Der Schauspieler Helgi Schmid über das Sachbuch »Im Grunde gut« von Rutger Bregman
»Füreinander statt Gegeneinander. Was für ein wunderbares Gegennarrativ!«
Das Buch in einem Satz
Ist der Mensch im Grunde gut?
Wie sind Sie auf das Buch gekommen?
Es war ein Abschlussgeschenk nach den Dreharbeiten der Serie »Wo wir sind, ist oben«, in der ich einen skrupellosen Lobbyisten spielte.
Was macht das Buch für Sie gerade jetzt aktuell?
Wir stolpern von einer Krise in die nächste. Und immer dringender stellt sich die Frage: Will der Mensch die Probleme vielleicht gar nicht lösen? Ist er der Grund des Problems? Vielleicht ist unser Wesen einfach zu egoistisch, asozial, zerstörerisch?! Genau hier setzt Rutger Bregman an und schenkt mir Hoffnung. Er blickt auf Ereignisse der Vergangenheit, zeigt, wie daraus oft die falschen Schlüsse auf das Wesen des Menschen gezogen wurden – und entkräftet sie. Ein Beispiel: »Herr der Fliegen«. Die Romanversion ist düster, aber die wahre Geschichte verlief ganz anders. Jugendliche, die wirklich auf einer Insel strandeten, halfen einander, organisierten sich solidarisch und sorgten dafür, dass alle überlebten. Füreinander statt Gegeneinander. Was für ein wunderbares Gegennarrativ!

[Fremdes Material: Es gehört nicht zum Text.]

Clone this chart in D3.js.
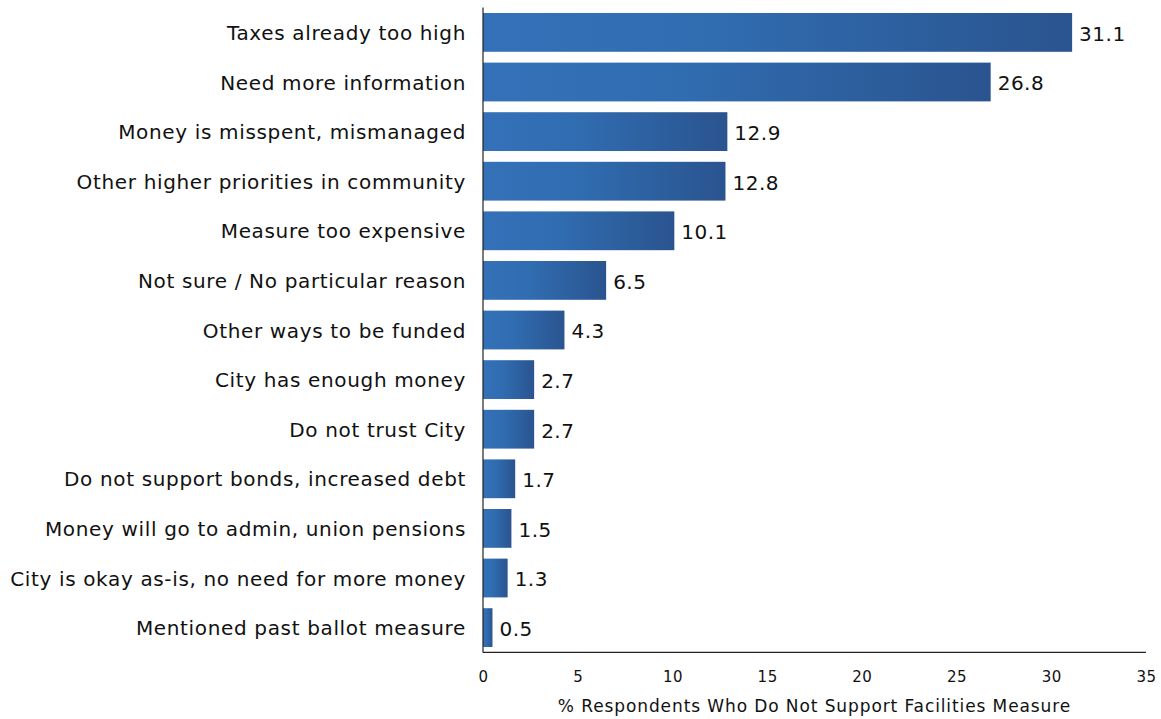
<!DOCTYPE html>
<html>
<head>
<meta charset="utf-8">
<script src="https://cdn.jsdelivr.net/npm/d3@7"></script>
<style>
  html, body { margin: 0; padding: 0; background: #fff; }
  svg { display: block; font-family: "DejaVu Sans", sans-serif; }
</style>
</head>
<body>
<svg id="chart" width="1161" height="719"></svg>
<script>
// Reasons respondents gave for not supporting the facilities measure
const reasons = [
  "Taxes already too high",
  "Need more information",
  "Money is misspent, mismanaged",
  "Other higher priorities in community",
  "Measure too expensive",
  "Not sure / No particular reason",
  "Other ways to be funded",
  "City has enough money",
  "Do not trust City",
  "Do not support bonds, increased debt",
  "Money will go to admin, union pensions",
  "City is okay as-is, no need for more money",
  "Mentioned past ballot measure"
];
const percents = [31.1, 26.8, 12.9, 12.8, 10.1, 6.5, 4.3, 2.7, 2.7, 1.7, 1.5, 1.3, 0.5];
const xTicks = [0, 5, 10, 15, 20, 25, 30, 35];
const xTitle = "% Respondents Who Do Not Support Facilities Measure";

const svg = d3.select("#chart");
const plotLeft = 483, plotRight = 1146, plotTop = 7.6, plotBottom = 652.4;

const x = d3.scaleLinear().domain([0, 35]).range([plotLeft, plotRight]);
const y = d3.scaleBand().domain(reasons).range([plotTop, plotBottom])
  .paddingInner(0.218).paddingOuter(0.109);

// Horizontal gradient applied across each bar's own width
const grad = svg.append("defs").append("linearGradient")
  .attr("id", "barFill").attr("x1", 0).attr("x2", 1).attr("y1", 0).attr("y2", 0);
grad.append("stop").attr("offset", 0).attr("stop-color", "#3471b8");
grad.append("stop").attr("offset", 0.4).attr("stop-color", "#306cb0");
grad.append("stop").attr("offset", 1).attr("stop-color", "#2a548f");

const rows = reasons.map((r, i) => ({ reason: r, value: percents[i] }));

svg.append("g").selectAll("rect").data(rows).join("rect")
  .attr("x", x(0))
  .attr("y", d => y(d.reason))
  .attr("width", d => x(d.value) - x(0))
  .attr("height", y.bandwidth())
  .attr("fill", "url(#barFill)");

// Value labels at bar ends
svg.append("g").selectAll("text").data(rows).join("text")
  .attr("x", d => x(d.value) + 7)
  .attr("y", d => y(d.reason) + y.bandwidth() / 2)
  .attr("dy", "0.42em")
  .attr("font-size", 20)
  .attr("letter-spacing", 0.5)
  .attr("fill", "#111")
  .text(d => d.value.toFixed(1));

// Category axis
const yAxis = svg.append("g")
  .attr("transform", `translate(${plotLeft},0)`)
  .call(d3.axisLeft(y).tickSize(0).tickPadding(17));
yAxis.select(".domain").attr("stroke", "#222").attr("stroke-width", 1.2)
  .attr("d", `M0,${plotTop}V${plotBottom}`);
yAxis.selectAll("text").attr("font-size", 20).attr("fill", "#111")
  .attr("letter-spacing", 0.65)
  .attr("dy", "0.38em")
  .attr("font-family", "DejaVu Sans, sans-serif");

// Value axis
const xAxis = svg.append("g")
  .attr("transform", `translate(0,${plotBottom})`)
  .call(d3.axisBottom(x).tickValues(xTicks).tickSize(0).tickPadding(19)
    .tickFormat(d3.format("d")));
xAxis.select(".domain").attr("stroke", "#222").attr("stroke-width", 1.2)
  .attr("d", `M${plotLeft},0H${plotRight}`);
xAxis.selectAll("text").attr("font-size", 15).attr("fill", "#111")
  .attr("letter-spacing", 0.5)
  .attr("font-family", "DejaVu Sans, sans-serif");

svg.append("text")
  .attr("x", (plotLeft + plotRight) / 2)
  .attr("y", 712)
  .attr("text-anchor", "middle")
  .attr("font-size", 17)
  .attr("letter-spacing", 0.9)
  .attr("fill", "#111")
  .text(xTitle);
</script>
</body>
</html>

Wen würden Sie vor dem Buch warnen und warum?
Zynische Berufspolitiker. Das Buch nimmt ihnen das liebste Werkzeug: das Feindbild.
Was bleibt nach dem Lesen?
Hoffnung in die Menschen – und gleichzeitig Enttäuschung über das tägliche Zerfleischen im politischen Betrieb.
Haben Sie beim Lesen des Buches etwas Neues gelernt?
Nicht Egoismus oder Gewalt sind die Norm, sondern Vertrauen und Zusammenarbeit. Das düstere Menschenbild, das wir oft hören, ist kulturell tief verankert – aber wissenschaftlich und historisch kaum haltbar.
Wenn Sie mit einem Charakter aus dem Buch tauschen könnten, welcher wäre das und warum?
Mit einer Bürgerin aus Porto Alegre, die an der partizipativen Haushaltsplanung teilnimmt. Statt nur zuzuschauen, wie Politik über unsere Köpfe hinweg entscheidet, durfte dort jede und jeder mitreden, wohin die Gelder fließen. Wenn man Menschen zutraut, über Gemeindegelder mitzuentscheiden, entstehen Engagement, bessere Versorgung und mehr Vertrauen in Demokratie. Für einen Moment Teil einer solchen echten Demokratie zu sein – das würde ich sofort eintauschen.
Und was lesen Sie sonst so?
Gerade einen Reiseführer zu Prag, für das Filmprojekt »Intermezzo« von Sally Rooney– und zum Abschalten die wunderbar unterhaltsame Krimikomödie »Wackelkontakt« von Wolf Haas.
Der Schauspieler Helgi Schmid ist sowohl im Fernsehen als auch auf der Bühne regelmäßig zu sehen. Als festes Ensemblemitglied war er unter anderem in Freiburg und in Düsseldorf am Theater. Einem größeren Publikum wurde Helgi Schmid durch die Krimiserie »Professor T« bekannt. Aktuell spielt er eine der Hauptrollen in der Serie »Feste feiern«, die hier in der ZDF-Mediathek abrufbar ist. Darüber hinaus ist Helgi Schmid am 18. Oktober im Krimi »Stralsund – Ablaufdatum« im ZDF zu sehen.